__Requirement__
Your task is to output the listing word for word, with pictures excluded.

__Data extract__
++++++
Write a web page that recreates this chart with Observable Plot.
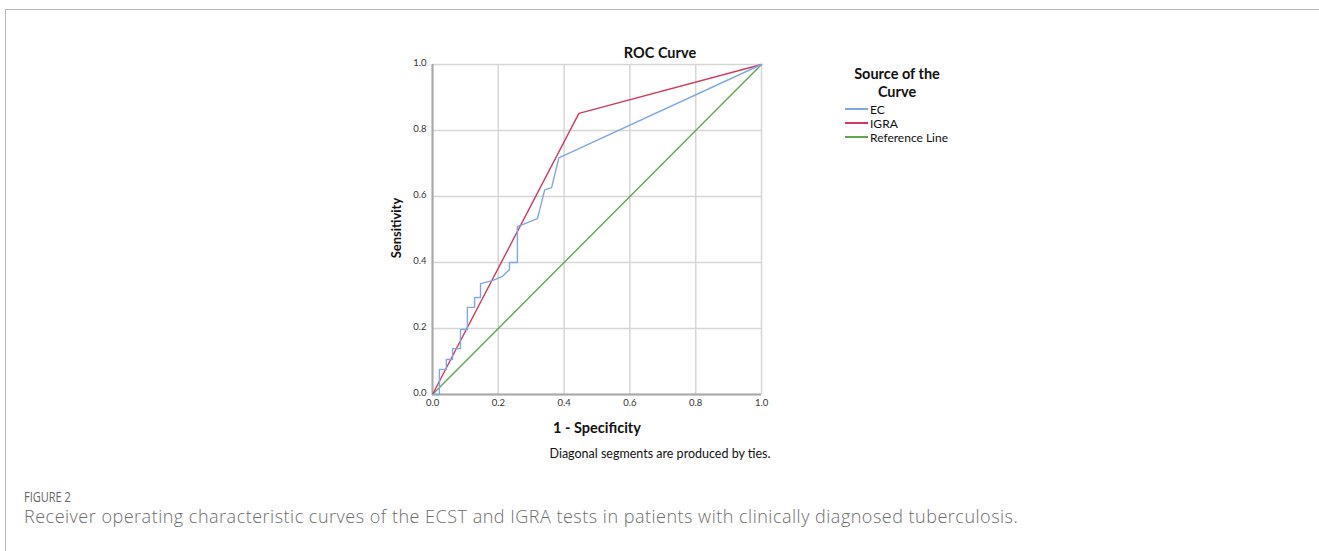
<!DOCTYPE html>
<html>
<head>
<meta charset="utf-8">
<script src="https://cdn.jsdelivr.net/npm/d3@7"></script>
<script src="https://cdn.jsdelivr.net/npm/@observablehq/plot@0.6"></script>
<style>
  html, body { margin: 0; padding: 0; background: #fff; }
  #wrap { position: relative; width: 1319px; height: 551px; overflow: hidden; font-family: Lato, "Open Sans", sans-serif; }
  #border { position: absolute; left: 5px; top: 9px; right: 0; bottom: -2px; border-top: 1px solid #b8b8b8; border-left: 1px solid #b8b8b8; }
  #chart { position: absolute; left: 0; top: 0; }
  .t { position: absolute; white-space: nowrap; color: #111; }
  .row { display: flex; align-items: center; height: 14px; }
  .legline { display: block; width: 23px; height: 1.5px; margin-right: 2px; }
</style>
</head>
<body>
<div id="wrap">
  <div id="border"></div>
  <div id="chart"></div>
  <div class="t" id="title" style="left:660px; top:44px; transform:translateX(-50%); font-weight:700; font-size:14.5px;">ROC Curve</div>
  <div class="t" id="ylab" style="left:396px; top:228px; transform:translate(-50%,-50%) rotate(-90deg); font-weight:700; font-size:13px;">Sensitivity</div>
  <div class="t" id="xlab" style="left:597px; top:419px; transform:translateX(-50%); font-weight:700; font-size:14.5px;">1 - Specificity</div>
  <div class="t" id="note" style="left:660px; top:446px; transform:translateX(-50%); font-size:12.5px;">Diagonal segments are produced by ties.</div>
  <div class="t" style="left:897px; top:67px; transform:translateX(-50%); font-weight:700; font-size:14.5px; line-height:14px;">Source of the</div>
  <div class="t" style="left:897px; top:85px; transform:translateX(-50%); font-weight:700; font-size:14.5px; line-height:14px;">Curve</div>
  <div id="legend" style="position:absolute; left:845px; top:102px; font-size:12px; color:#111;"></div>
  <div class="t" id="fig" style="left:24px; top:487px; font-family:'Open Sans', sans-serif; font-size:14.5px; color:#666; transform:scaleX(0.76); transform-origin:left top;">FIGURE 2</div>
  <div class="t" id="cap" style="left:24px; top:504px; font-family:'Open Sans', sans-serif; font-size:18px; font-weight:300; letter-spacing:0.5px; color:#6e6e6e;">Receiver operating characteristic curves of the ECST and IGRA tests in patients with clinically diagnosed tuberculosis.</div>
</div>
<script>
// ---- data ----
const seriesNames = ["EC", "IGRA", "Reference Line"];
const seriesColors = ["#7fa8e4", "#d4395f", "#62a653"];
const ticks = [0, 0.2, 0.4, 0.6, 0.8, 1.0];

const ecX = [0, 0.021, 0.021, 0.042, 0.042, 0.061, 0.061, 0.085, 0.085, 0.106, 0.106, 0.128, 0.128, 0.146, 0.146, 0.182, 0.213, 0.234, 0.234, 0.258, 0.258, 0.319, 0.341, 0.362, 0.384, 1.0];
const ecY = [0, 0, 0.076, 0.076, 0.106, 0.106, 0.139, 0.139, 0.197, 0.197, 0.264, 0.264, 0.294, 0.294, 0.336, 0.345, 0.358, 0.379, 0.400, 0.400, 0.509, 0.533, 0.620, 0.627, 0.717, 1.0];
const igraX = [0, 0.445, 1.0];
const igraY = [0, 0.852, 1.0];
const refX = [0, 1.0];
const refY = [0, 1.0];

const toRows = (xs, ys, s) => xs.map((x, i) => ({x, y: ys[i], s}));
const ec = toRows(ecX, ecY, seriesNames[0]);
const igra = toRows(igraX, igraY, seriesNames[1]);
const ref = toRows(refX, refY, seriesNames[2]);

const W = 1319, H = 551;
const chart = Plot.plot({
  width: W, height: H,
  marginLeft: 432, marginRight: W - 761, marginTop: 64, marginBottom: H - 394,
  x: {domain: [0, 1]},
  y: {domain: [0, 1]},
  style: {fontFamily: "Lato, 'Open Sans', sans-serif", fontSize: "9.5px", color: "#333", background: "transparent"},
  marks: [
    Plot.gridX(ticks, {stroke: "#d6d6d6", strokeOpacity: 1, strokeWidth: 1.5}),
    Plot.gridY(ticks, {stroke: "#d6d6d6", strokeOpacity: 1, strokeWidth: 1.5}),
    Plot.ruleX([0], {stroke: "#a8a8a8", strokeWidth: 2}),
    Plot.ruleY([0], {stroke: "#a8a8a8", strokeWidth: 2}),
    Plot.axisX(ticks, {tickSize: 0, tickPadding: 5, tickFormat: d3.format(".1f"), label: null}),
    Plot.axisY(ticks, {tickSize: 0, tickPadding: 6, tickFormat: d3.format(".1f"), label: null, dy: -2}),
    Plot.line(ref, {x: "x", y: "y", stroke: seriesColors[2], strokeWidth: 1.4}),
    Plot.line(igra, {x: "x", y: "y", stroke: seriesColors[1], strokeWidth: 1.4}),
    Plot.line(ec, {x: "x", y: "y", stroke: seriesColors[0], strokeWidth: 1.4})
  ]
});
document.getElementById("chart").appendChild(chart);

const leg = document.getElementById("legend");
seriesNames.forEach((n, i) => {
  const row = document.createElement("div");
  row.className = "row";
  const ln = document.createElement("span");
  ln.className = "legline";
  ln.style.background = seriesColors[i];
  row.appendChild(ln);
  row.appendChild(document.createTextNode(n));
  leg.appendChild(row);
});
</script>
</body>
</html>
++++++
__Finished task__
Write a web page that recreates this chart with Observable Plot.
<!DOCTYPE html>
<html>
<head>
<meta charset="utf-8">
<script src="https://cdn.jsdelivr.net/npm/d3@7"></script>
<script src="https://cdn.jsdelivr.net/npm/@observablehq/plot@0.6"></script>
<style>
  html, body { margin: 0; padding: 0; background: #fff; }
  #wrap { position: relative; width: 1319px; height: 551px; overflow: hidden; font-family: Lato, "Open Sans", sans-serif; }
  #border { position: absolute; left: 5px; top: 9px; right: 0; bottom: -2px; border-top: 1px solid #b8b8b8; border-left: 1px solid #b8b8b8; }
  #chart { position: absolute; left: 0; top: 0; }
  .t { position: absolute; white-space: nowrap; color: #111; }
  .row { display: flex; align-items: center; height: 14px; }
  .legline { display: block; width: 23px; height: 1.5px; margin-right: 2px; }
</style>
</head>
<body>
<div id="wrap">
  <div id="border"></div>
  <div id="chart"></div>
  <div class="t" id="title" style="left:660px; top:44px; transform:translateX(-50%); font-weight:700; font-size:14.5px;">ROC Curve</div>
  <div class="t" id="ylab" style="left:396px; top:228px; transform:translate(-50%,-50%) rotate(-90deg); font-weight:700; font-size:13px;">Sensitivity</div>
  <div class="t" id="xlab" style="left:597px; top:419px; transform:translateX(-50%); font-weight:700; font-size:14.5px;">1 - Specificity</div>
  <div class="t" id="note" style="left:660px; top:446px; transform:translateX(-50%); font-size:12.5px;">Diagonal segments are produced by ties.</div>
  <div class="t" style="left:897px; top:67px; transform:translateX(-50%); font-weight:700; font-size:14.5px; line-height:14px;">Source of the</div>
  <div class="t" style="left:897px; top:85px; transform:translateX(-50%); font-weight:700; font-size:14.5px; line-height:14px;">Curve</div>
  <div id="legend" style="position:absolute; left:845px; top:102px; font-size:12px; color:#111;"></div>
  <div class="t" id="fig" style="left:24px; top:487px; font-family:'Open Sans', sans-serif; font-size:14.5px; color:#666; transform:scaleX(0.76); transform-origin:left top;">FIGURE 2</div>
  <div class="t" id="cap" style="left:24px; top:504px; font-family:'Open Sans', sans-serif; font-size:18px; font-weight:300; letter-spacing:0.5px; color:#6e6e6e;">Receiver operating characteristic curves of the ECST and IGRA tests in patients with clinically diagnosed tuberculosis.</div>
</div>
<script>
// ---- data ----
const seriesNames = ["EC", "IGRA", "Reference Line"];
const seriesColors = ["#7fa8e4", "#d4395f", "#62a653"];
const ticks = [0, 0.2, 0.4, 0.6, 0.8, 1.0];

const ecX = [0, 0.021, 0.021, 0.042, 0.042, 0.061, 0.061, 0.085, 0.085, 0.106, 0.106, 0.128, 0.128, 0.146, 0.146, 0.182, 0.213, 0.234, 0.234, 0.258, 0.258, 0.319, 0.341, 0.362, 0.384, 1.0];
const ecY = [0, 0, 0.076, 0.076, 0.106, 0.106, 0.139, 0.139, 0.197, 0.197, 0.264, 0.264, 0.294, 0.294, 0.336, 0.345, 0.358, 0.379, 0.400, 0.400, 0.509, 0.533, 0.620, 0.627, 0.717, 1.0];
const igraX = [0, 0.445, 1.0];
const igraY = [0, 0.852, 1.0];
const refX = [0, 1.0];
const refY = [0, 1.0];

const toRows = (xs, ys, s) => xs.map((x, i) => ({x, y: ys[i], s}));
const ec = toRows(ecX, ecY, seriesNames[0]);
const igra = toRows(igraX, igraY, seriesNames[1]);
const ref = toRows(refX, refY, seriesNames[2]);

const W = 1319, H = 551;
const chart = Plot.plot({
  width: W, height: H,
  marginLeft: 432, marginRight: W - 761, marginTop: 64, marginBottom: H - 394,
  x: {domain: [0, 1]},
  y: {domain: [0, 1]},
  style: {fontFamily: "Lato, 'Open Sans', sans-serif", fontSize: "9.5px", color: "#333", background: "transparent"},
  marks: [
    Plot.gridX(ticks, {stroke: "#d6d6d6", strokeOpacity: 1, strokeWidth: 1.5}),
    Plot.gridY(ticks, {stroke: "#d6d6d6", strokeOpacity: 1, strokeWidth: 1.5}),
    Plot.ruleX([0], {stroke: "#a8a8a8", strokeWidth: 2}),
    Plot.ruleY([0], {stroke: "#a8a8a8", strokeWidth: 2}),
    Plot.axisX(ticks, {tickSize: 0, tickPadding: 5, tickFormat: d3.format(".1f"), label: null}),
    Plot.axisY(ticks, {tickSize: 0, tickPadding: 6, tickFormat: d3.format(".1f"), label: null, dy: -2}),
    Plot.line(ref, {x: "x", y: "y", stroke: seriesColors[2], strokeWidth: 1.4}),
    Plot.line(igra, {x: "x", y: "y", stroke: seriesColors[1], strokeWidth: 1.4}),
    Plot.line(ec, {x: "x", y: "y", stroke: seriesColors[0], strokeWidth: 1.4})
  ]
});
document.getElementById("chart").appendChild(chart);

const leg = document.getElementById("legend");
seriesNames.forEach((n, i) => {
  const row = document.createElement("div");
  row.className = "row";
  const ln = document.createElement("span");
  ln.className = "legline";
  ln.style.background = seriesColors[i];
  row.appendChild(ln);
  row.appendChild(document.createTextNode(n));
  leg.appendChild(row);
});
</script>
</body>
</html>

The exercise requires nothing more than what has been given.